David Gauke's comments came as he signalled fresh action to tackle tax avoidance by the super-rich.
But the Exchequer Secretary made clear he also had the less wealthy in his sights as he attacked the widespread use of cash to settle bills from plumbers, builders and domestic staff. Mr Gauke told reporters: "Getting a discount with your plumber by paying cash in hand is something that is a big cost to the Revenue and means others must pay more in tax." Asked directly if he disapproved of the practice, he replied: "Yes, I think it's morally wrong."
He added: "It is illegal for the plumber, but it is pretty implicit in these circumstances that there is a reason why there is a discount for cash. That is a large part of the hidden economy."
The extent of the "hidden economy" is by definition hard to quantify. The Government has estimated it loses about £4bn a year from people working or trading "off the books".
The organisation Tax Research UK says the loss to the Treasury from the "hidden economy" could be as high as £46bn – enough to pay for the annual defence and law and order budgets combined, or to more than halve the annual current deficit.
Dave Hartnett, the Permanent Secretary at HM Revenue and Customs, has said that people who pay builders or cleaners in cash cannot complain about austerity measures.
"Tax provides the funding to run the country: hospitals, schools and everything else," he said.
"Every time someone pays cash in order not to pay VAT, the nation gets diddled."
The HMRC has already threatened to target families who pay nannies cash in hand.
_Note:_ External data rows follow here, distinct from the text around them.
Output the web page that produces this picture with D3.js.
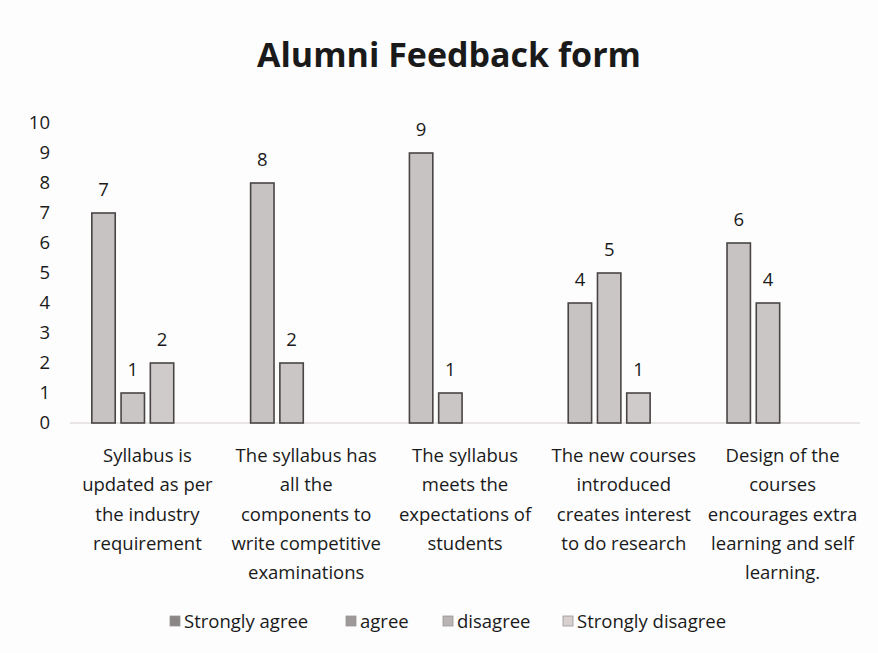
<!DOCTYPE html>
<html>
<head>
<meta charset="utf-8">
<script src="https://cdn.jsdelivr.net/npm/d3@7"></script>
<style>
  html, body { margin: 0; padding: 0; background: #fdfdfd; }
  svg { display: block; }
  text { font-family: "Open Sans", Lato, sans-serif; fill: #1a1a1a; }
</style>
</head>
<body>
<svg id="chart" width="878" height="653"></svg>
<script>
// Survey questions (x categories)
const categories = [
  "Syllabus is updated as per the industry requirement",
  "The syllabus has all the components to write competitive examinations",
  "The syllabus meets the expectations of students",
  "The new courses introduced creates interest to do research",
  "Design of the courses encourages extra learning and self learning."
];

// Response options (series)
const seriesNames = ["Strongly agree", "agree", "disagree", "Strongly disagree"];

// Number of responses per question, one array per series
const stronglyAgree    = [7, 8, 9, 4, 6];
const agree            = [1, 2, 1, 5, 4];
const disagree         = [2, 0, 0, 1, 0];
const stronglyDisagree = [0, 0, 0, 0, 0];

const yTicks = [0, 1, 2, 3, 4, 5, 6, 7, 8, 9, 10];

const seriesValues = [stronglyAgree, agree, disagree, stronglyDisagree];
const barFill    = ["#c8c3c3", "#cbc6c6", "#d0cbcb", "#d9d2d2"];
const swatchFill = ["#8b8686", "#9f9999", "#bab5b5", "#d8cfcf"];

const fontSize = "18.5px";
const svg = d3.select("#chart");

const x0 = d3.scaleBand()
  .domain(categories)
  .range([68, 862])
  .paddingInner(0.3)
  .paddingOuter(0.15);

const x1 = d3.scaleBand()
  .domain(seriesNames)
  .range([0, x0.bandwidth()])
  .paddingInner(0.2);

const y = d3.scaleLinear().domain([0, 10]).range([423, 123]);

// Title
svg.append("text")
  .attr("x", 449).attr("y", 67)
  .attr("text-anchor", "middle")
  .style("font-size", "34px").style("font-weight", "700")
  .text("Alumni Feedback form");

// Baseline
svg.append("line")
  .attr("x1", 70).attr("x2", 860)
  .attr("y1", y(0)).attr("y2", y(0))
  .attr("stroke", "#e2dcdc").attr("stroke-width", 1.5);

// Y axis labels (no axis line)
const yAxis = d3.axisLeft(y).tickValues(yTicks).tickSize(0).tickPadding(0);
const yG = svg.append("g").attr("transform", "translate(50,0)").call(yAxis);
yG.select(".domain").remove();
yG.selectAll("text")
  .style("font-size", fontSize).style("font-family", "'Open Sans', sans-serif")
  .attr("fill", "#1a1a1a");

// Bars
const groups = svg.append("g").selectAll("g")
  .data(categories)
  .join("g")
  .attr("transform", d => `translate(${x0(d)},0)`);

const cells = groups.selectAll("g")
  .data((c, ci) => seriesNames.map((s, si) => ({ s, si, v: seriesValues[si][ci] })))
  .join("g");

cells.filter(d => d.v > 0).append("rect")
  .attr("x", d => x1(d.s))
  .attr("y", d => y(d.v))
  .attr("width", x1.bandwidth())
  .attr("height", d => y(0) - y(d.v))
  .attr("fill", d => barFill[d.si])
  .attr("stroke", "#4a4545")
  .attr("stroke-width", 1.6);

cells.filter(d => d.v > 0).append("text")
  .attr("x", d => x1(d.s) + x1.bandwidth() / 2)
  .attr("y", d => y(d.v) - 17)
  .attr("text-anchor", "middle")
  .style("font-size", fontSize)
  .text(d => d.v);

// Category labels, wrapped to fit under each group
const labelWidth = 153;
svg.append("g").selectAll("text")
  .data(categories)
  .join("text")
  .attr("x", d => x0(d) + x0.bandwidth() / 2)
  .attr("y", 462)
  .attr("text-anchor", "middle")
  .style("font-size", fontSize)
  .each(function (d) {
    const t = d3.select(this);
    const words = d.split(" ");
    let line = [];
    let tspan = t.append("tspan").attr("x", t.attr("x")).attr("dy", 0);
    words.forEach(w => {
      line.push(w);
      tspan.text(line.join(" "));
      if (tspan.node().getComputedTextLength() > labelWidth && line.length > 1) {
        line.pop();
        tspan.text(line.join(" "));
        line = [w];
        tspan = t.append("tspan").attr("x", t.attr("x")).attr("dy", 29.3).text(w);
      }
    });
  });

// Legend
const legendX = [170, 346, 443, 563];
const legend = svg.append("g").selectAll("g")
  .data(seriesNames)
  .join("g")
  .attr("transform", (d, i) => `translate(${legendX[i]},621)`);
legend.append("rect")
  .attr("x", 0).attr("y", -5).attr("width", 10).attr("height", 10)
  .attr("fill", (d, i) => swatchFill[i])
  .attr("stroke", "#9a9595").attr("stroke-width", 0.8);
legend.append("text")
  .attr("x", 14).attr("y", 7)
  .style("font-size", fontSize)
  .text(d => d);
</script>
</body>
</html>
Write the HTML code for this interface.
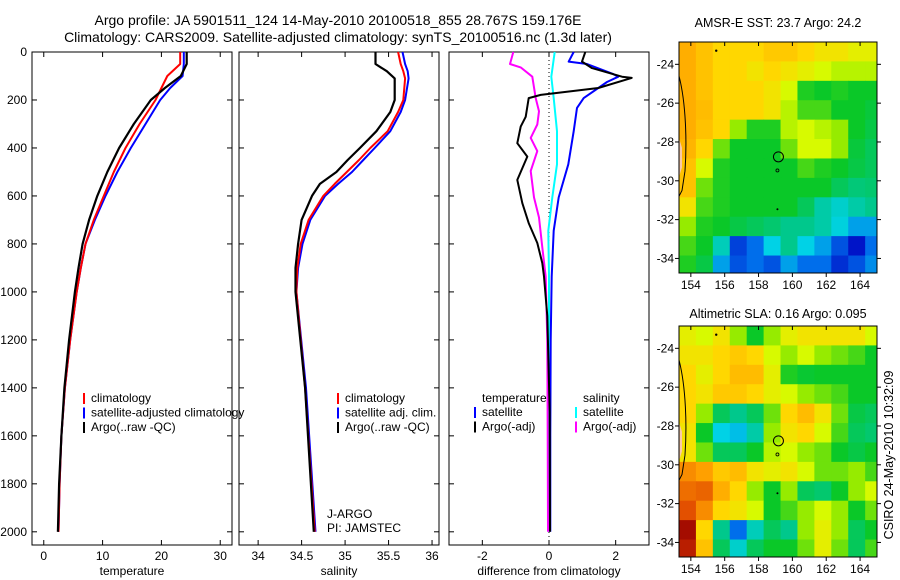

According to the most recent estimate, there are 30,000 nannies in Britain.
There may, however, be one benefit of the "hidden economy" – some experts believes that its existence is helping to lower dole queues as young adults opt to work cash-in-hand rather than register unemployed.
Mr Gauke also confirmed moves, in a speech to the think-tank Policy Exchange yesterday, to "name and shame" companies which fail to disclose the use of tax-avoidance schemes. The people behind them will be forced to take personal liability for promoting them.
The debate over tax was ignited when Jimmy Carr was criticised for participating in a scheme that allows members to pay tax of as little as 1 per cent.